Tout a commencé quand, soir après soir, il prit l’habitude de rapporter chez lui des dossiers à terminer. A étudier. Lorsque trouver le temps de se mettre à table pour le repas lui apparut comme un luxe inutile. Puis quand l’heure du coucher se faisant de plus en plus tardive, l’aube se mit à le surprendre toujours courbé sur ses dossiers.

Chaque jour, il maudit davantage ses yeux devenus impuissants à déchiffrer les conclusions rédigées sur papier pelure et annotées, au crayon, de façon presque illisible. Stupéfaites, sa femme et sa fille le retrouvèrent un jour juché sur une chaise posée au centre de la table afin de se rapprocher au mieux du plafonnier.

Les mises en garde, les exhortations,  puis les colères de son épouse n’eurent pour effet que de le heurter. Il ne communiqua plus. Se mura en lui-même. Son épuisement devint tel qu’il ne parvint plus à faire face à sa tâche mais se refusa  à l’admettre.

Il tenta obstinément de se persuader qu’à force de travail, il parviendrait à retrouver toute la capacité qui avait été la sienne, dix ans auparavant. Capacité à s’intégrer dans une grande étude d’avoués, en zone libre,  à Valence lorsque les aléas de l’exode l’avait conduit à quitter son poste de Neufchâteau, petite ville des Vosges.

Plus tard, il reconnaîtra que sa décision, à la fin de la guerre, de réintégrer la Lorraine afin de souscrire aux vœux de ses parents âgés,  et d’y retrouver son poste solitaire dans sa trop tranquille étude de sa trop tranquille petite ville, était de nature à condamner un avenir professionnel plus ambitieux.

En effet,  des années plus tard, après le décès des parents, de retour à Valence, en charge  d’animer en l’absence de l’avoué titulaire, une équipe grandement renouvelée de douze clercs, il fut submergé par des dossiers inconnus et particulièrement délicats en période troublée par les conséquences du conflit. Il se révéla alors dans l’incapacité de faire face au défi.
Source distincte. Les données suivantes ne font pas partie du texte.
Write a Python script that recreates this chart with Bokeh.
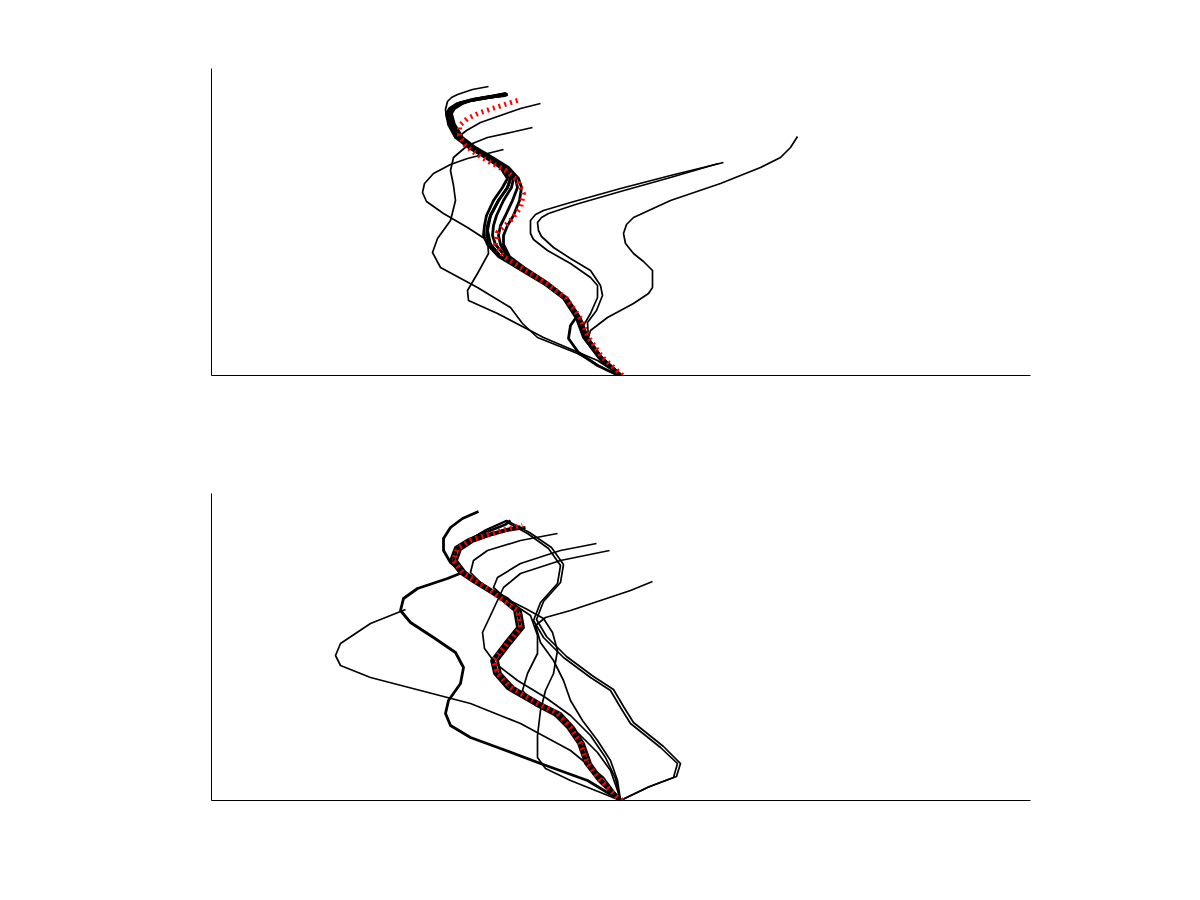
from bokeh.plotting import figure
from bokeh.models import Range1d, FixedTicker
from bokeh.layouts import column
from bokeh.embed import file_html
from bokeh.resources import INLINE

# ---------------- data (arbitrary units) ----------------
# Upper panel trajectories: (x, level)
TOP_M1 = [(420,0),(400,18),(385,38),(378,57),(365,77),(345,92),(320,107),(300,119),(290,131),(286,140),(287,150),(290,160),(298,175),(307,188),(310,197),(303,208),(287,218),(270,228),(257,238),(250,251),(247,262),(250,267),(258,272),(270,275),(287,278),(307,281)]
TOP_M2 = [(421,0),(401,18),(387,38),(379,57),(366,77),(347,92),(323,107),(305,119),(295,131),(292,140),(293,150),(296,160),(303,175),(311,188),(313,197),(306,208),(290,218),(273,228),(260,238),(252,251),(249,262),(252,268),(260,273),(272,276),(290,279),(305,282)]
TOP_M3 = [(419,0),(398,18),(383,38),(376,57),(363,77),(343,92),(318,107),(298,119),(287,131),(283,140),(284,150),(286,160),(293,175),(302,188),(307,197),(300,208),(285,218),(268,228),(255,238),(248,251),(246,262),(249,267),(257,272),(268,275),(285,278),(305,280)]
TOP_M4 = [(420,0),(401,18),(386,38),(379,57),(366,77),(347,92),(324,107),(307,119),(300,131),(298,140),(300,150),(305,160),(312,175),(317,188),(315,197),(306,208),(289,218),(272,228),(259,238),(251,251),(248,262),(251,267),(259,272),(271,275),(288,278),(307,281)]
TOP_M5 = [(421,0),(401,18),(387,38),(380,57),(367,77),(348,92),(325,107),(309,119),(303,131),(303,140),(307,150),(313,160),(319,175),(321,188),(318,197),(308,208),(292,218),(275,228),(262,238),(254,251),(251,262),(254,267),(262,272),(274,276),(290,279),(306,282)]
TOP_K  = [(418,0),(397,10),(378,23),(368,37),(370,50),(377,60),(366,75),(345,92),(320,107),(300,119),(290,131),(287,145),(290,160),(298,175),(307,188),(310,197),(303,208),(287,218),(270,228),(257,238),(250,251),(247,262),(253,269),(270,275),(287,278),(307,281)]
TOP_B  = [(420,0),(400,18),(385,38),(378,57),(365,77),(345,92),(320,107),(300,119),(290,131),(287,145),(290,160),(298,175),(307,188),(310,197),(303,208),(287,218),(270,228),(257,238),(250,251),(246,258),(245,266),(247,274),(251,278),(257,281),(272,286),(288,289)]
TOP_C  = [(420,0),(400,18),(385,38),(378,57),(365,77),(345,92),(320,107),(300,119),(290,131),(287,145),(290,160),(298,175),(307,188),(310,197),(303,208),(287,218),(270,228),(257,238),(266,245),(280,253),(300,260),(320,267),(340,272)]
TOP_D  = [(420,0),(407,5),(377,22),(337,38),(322,52),(310,68),(277,88),(240,108),(232,123),(237,137),(250,155),(255,175),(253,190),(250,205),(253,218),(267,230),(287,238),(310,243),(332,248)]
TOP_E  = [(420,0),(397,15),(343,38),(297,62),(268,75),(267,85),(277,102),(288,122),(287,135),(267,148),(243,162),(226,174),(222,183),(224,192),(233,202),(250,211),(267,217),(303,226)]
TOP_G1 = [(420,0),(400,17),(385,35),(383,50),(390,62),(397,78),(397,90),(390,98),(370,112),(347,125),(333,136),(330,142),(330,155),(335,161),(343,165),(370,173),(420,187),(470,200),(523,213)]
TOP_G2 = [(420,0),(402,17),(388,35),(387,53),(396,65),(402,80),(400,90),(390,105),(370,117),(353,128),(341,139),(338,145),(337,153),(341,158),(348,162),(375,171),(420,184),(470,198),(518,212)]
TOP_H  = [(420,0),(400,15),(387,35),(390,45),(407,58),(433,72),(448,82),(452,88),(452,105),(443,114),(433,122),(425,132),(423,142),(426,151),(433,158),(470,175),(520,192),(560,208),(580,218),(590,228),(597,239)]
TOP_RED = [(422,0),(402,18),(388,38),(380,57),(366,77),(346,92),(322,107),(303,119),(295,131),(297,143),(310,155),(320,168),(323,182),(317,195),(305,205),(290,213),(275,222),(265,230),(259,240),(259,250),(267,257),(280,263),(295,268),(320,276)]

# Lower panel trajectories
BOT_N1 = [(419,0),(398,20),(385,37),(378,57),(367,73),(353,87),(333,97),(307,112),(294,127),(291,140),(304,157),(317,173),(314,190),(300,202),(287,210),(274,218),(259,228),(250,240),(255,253),(268,261),(285,268),(305,276),(310,280)]
BOT_N2 = [(421,0),(402,20),(390,37),(383,57),(373,73),(360,87),(340,97),(313,113),(300,127),(297,140),(310,157),(323,173),(320,190),(307,202),(292,210),(279,218),(265,228),(256,240),(260,251),(272,259),(289,265),(307,270),(325,273)]
BOT_P1 = [(420,0),(400,20),(387,37),(380,57),(370,73),(357,87),(337,97),(310,113),(297,127),(293,140),(307,157),(320,173),(317,190),(303,200),(290,210),(277,218),(262,228),(250,238),(243,250),(243,262),(250,273),(262,282),(278,289)]
BOT_P2A = [(420,0),(447,13),(473,23),(477,37),(460,53),(430,77),(420,93),(410,110),(390,123),(363,143),(343,163),(333,180),(340,198),(357,217),(360,235),(348,252),(327,267),(305,279),(285,270),(268,260),(257,250)]
BOT_P2B = [(420,0),(449,14),(476,24),(480,37),(463,54),(433,78),(423,94),(413,111),(393,124),(366,144),(346,164),(336,181),(343,199),(360,218),(363,236),(351,253),(329,268),(306,280),(286,271),(269,261),(258,251)]
BOT_P3 = [(357,267),(320,260),(287,250),(273,240),(270,228),(280,218),(297,206),(315,195),(330,185),(337,165),(337,147),(327,127),(322,110),(335,95),(360,82),(380,65),(397,48),(410,30),(417,10),(420,0)]
BOT_P4 = [(396,257),(360,250),(320,237),(297,223),(293,213),(305,202),(325,192),(343,182),(352,168),(357,150),(353,127),(345,110),(340,90),(337,65),(337,43),(345,32),(370,20),(400,8),(420,0)]
BOT_P5 = [(409,250),(360,240),(320,227),(303,213),(297,200),(290,185),(282,168),(284,152),(295,137),(317,120),(345,103),(370,85),(390,65),(405,43),(415,22),(420,0)]
BOT_P6 = [(452,219),(430,210),(400,200),(370,190),(345,183),(335,175),(340,158),(353,140),(363,120),(370,100),(382,80),(397,60),(410,40),(417,20),(420,0)]
BOT_L1 = [(205,191),(170,177),(140,157),(135,145),(140,135),(170,123),(220,110),(270,97),(320,77),(370,50),(403,23),(420,0)]
BOT_L2 = [(320,274),(305,271),(287,266),(270,260),(257,252),(253,240),(262,228),(247,222),(217,212),(203,202),(200,190),(210,178),(233,163),(255,148),(263,133),(260,117),(248,100),(245,87),(250,75),(270,63),(300,52),(340,37),(387,20),(420,0)]
BOT_RED = [(422,0),(417,3),(400,20),(387,37),(380,57),(370,73),(357,87),(337,97),(310,113),(297,127),(293,140),(307,157),(320,173),(317,190),(303,200),(290,210),(277,218),(262,228),(253,240),(257,252),(270,260),(287,266),(305,271),(322,275)]

TOP_BUNDLE = [TOP_M1, TOP_M2, TOP_M3, TOP_M4, TOP_M5, TOP_K]
TOP_OTHER = [TOP_B, TOP_C, TOP_D, TOP_E, TOP_G1, TOP_G2, TOP_H]
BOT_BUNDLE = [BOT_N1, BOT_N2, BOT_P1, BOT_L2]
BOT_OTHER = [BOT_P2A, BOT_P2B, BOT_P3, BOT_P4, BOT_P5, BOT_P6, BOT_L1]


def make_panel(bundle, other, red, height, bottom_border):
    p = figure(width=1200, height=height, x_range=Range1d(11, 830), y_range=Range1d(0, 307),
               output_backend="svg", toolbar_location=None,
               min_border_left=211, min_border_right=170, min_border_top=68,
               min_border_bottom=bottom_border)
    p.grid.visible = False
    p.outline_line_color = None
    for ax in (p.xaxis, p.yaxis):
        ax.ticker = FixedTicker(ticks=[])
        ax.major_tick_line_color = None
        ax.minor_tick_line_color = None
        ax.major_label_text_font_size = "0px"
        ax.axis_line_color = "black"
        ax.axis_line_width = 1
    for curve in other:
        p.line([c[0] for c in curve], [c[1] for c in curve],
               line_color="black", line_width=1.7, line_join="round")
    for curve in bundle:
        p.line([c[0] for c in curve], [c[1] for c in curve],
               line_color="black", line_width=2.8, line_join="round")
    p.line([c[0] for c in red], [c[1] for c in red],
           line_color="#ff0000", line_width=5, line_dash="2 4")
    return p


p1 = make_panel(TOP_BUNDLE, TOP_OTHER, TOP_RED, 425, 50)
p2 = make_panel(BOT_BUNDLE, BOT_OTHER, BOT_RED, 475, 100)
layout = column(p1, p2, spacing=0)

open("out.html", "w").write(file_html(layout, INLINE))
Cruellement conscient de son inefficacité, de son échec mais se refusant à le reconnaître, à se faire médicalement soutenir, l’angoisse puis la panique s’emparèrent de lui et en firent un autre homme. Elles transformèrent  cet époux, ce père attentif et affectueux,  en un étranger dur, froid, insensible au désarroi, à la souffrance des siens.

L’angoisse de sa femme et, plus encore, celle de la fillette augmenta lorsque, certains soirs, sans un mot, sans prendre la peine de coiffer son inséparable chapeau de feutre, il quittait brutalement ses dossiers et claquait la porte du bel appartement de fonction faisant face au parc Jouvet. Il dévalait l’escalier de pierre puis fonçait, telle une bête traquée, le long du boulevard Gambetta qui conduisait au Rhône.

Insensible à l’angoisse suscitée, il ne percevait pas, ou se refusait à percevoir,  la présence de la fillette qui le poursuivait éperdument afin de réussir à atteindre le pont en même temps que lui.

 Au milieu du pont, le corps tout entier penché vers  les flots, mains convulsivement crispées sur la rambarde, visage hagard et livide,  mâchoires et lèvres serrées, les yeux fixes, fasciné par  le spectacle du courant impétueux qui l’attirait irrésistiblement,  l’homme livrait combat.

 A son côté, agrippée à lui, l’enfant elle aussi combattait et suppliait : que le fleuve n’emporte pas son père comme, un  jour, il avait emporté sa dînette alors qu’elle jouait sur la berge ; qu’elle réussisse, ce soir encore, à lui faire quitter ce pont maudit, à le ramener à la maison.